Jude is a very interesting and at the same time somewhat obscure individual. He was one of Jesus’ younger brothers, but not nearly as prominent as James. About all we know of him is his listing among the children of Mary and Joseph, (Mark 6:3) and this letter, in which he claims his kinship with James but calls himself “a servant of Jesus Christ.” (verse 1) The letter closes with a glorious, encouraging doxology that has been delightfully set to music by Don Francisco, (verses 24-25) but the majority of the letter talks about men who were making trouble, false teachers who were leading others astray. He then turns to the intended recipients of the letter, and by extension us, and talks about what we are to do in contrast to the false teachers. These two verses stress personal responsibility more than anything else, with the repeated admonitions to “build yourselves” and “keep yourselves.” In the doxology he does say that God does the heavy lifting, but here he stresses our participation. Far too many Christians seem to expect everything to be handed to them in one way or another. We bemoan the “entitlement mentality” we see in society, not recognizing that we have it ourselves in terms of our faith and salvation. We love to quote Ephesians 2:8-9, which talk about salvation and faith being a gift, but ignore verse 10, which talks about God having prepared stuff for us to do. We ask God for more faith, but fail to exercise the faith we have already been given, when using it is what makes it grow. We want to bathe in God’s love, forgetting that Jesus strongly and clearly connected love with obedience, as he talked with the disciples in the upper room before His crucifixion. (John 14:15-26) God has already provided everything we need, but we are to be intentional in laying hold of it. Verse 20 was often quoted in the early days of the Charismatic Movement in terms of speaking in tongues, to point out that exercising spiritual gifts builds us up. That’s certainly not limited to tongues, but it’s amazing to me how many people I encounter who have had an experience with the Holy Spirit and have spoken in tongues, but who yet fail to use that gift in praising God and praying for others. That’s not being a good steward of God’s provision! We are to desire to grow, and be active participants in that growth, so that God won’t have to keep changing our diaper, as spiritual infants.

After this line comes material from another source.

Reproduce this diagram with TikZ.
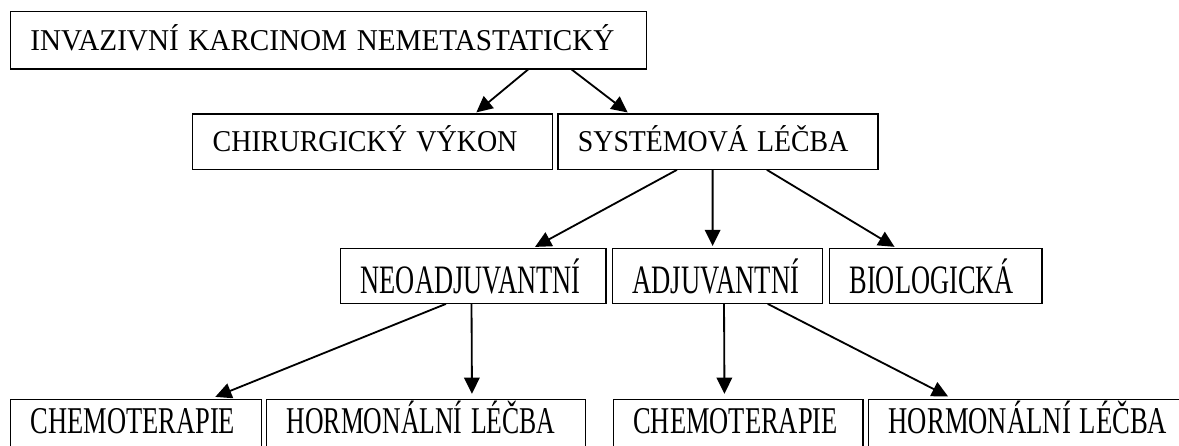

This certainly applies to me! I have had periods of growth, but I have also had periods of coasting, or even regression. Loving obedience to Christ can sometimes feel like hard work! As a pastor I naturally desire that each member of the flock be active in pursuing God, in pursuing growth in Christ, but I’ve got to set the example. I get tired of spoon-feeding them at times, but too often I fail to apply the truth I already know. I don’t want them to be so self-centered, but I demonstrate that myself all too often. I too need to build myself up in faith by exercising it and keep myself in God’s love by full and instant obedience.
Father, thank You for this reminder. Thank You also for the rather shocking reminder that none of us is guaranteed tomorrow, when the husband of a neighboring woman pastor went out to walk the dog on New Years Eve and fell over dead with a heart attack. The wake I attended last night was sobering for all the participants. Help me make full use of the time, and everything else, You provide, so that all of Your purposes for me may be fulfilled, for Your glory. Thank You. Hallelujah!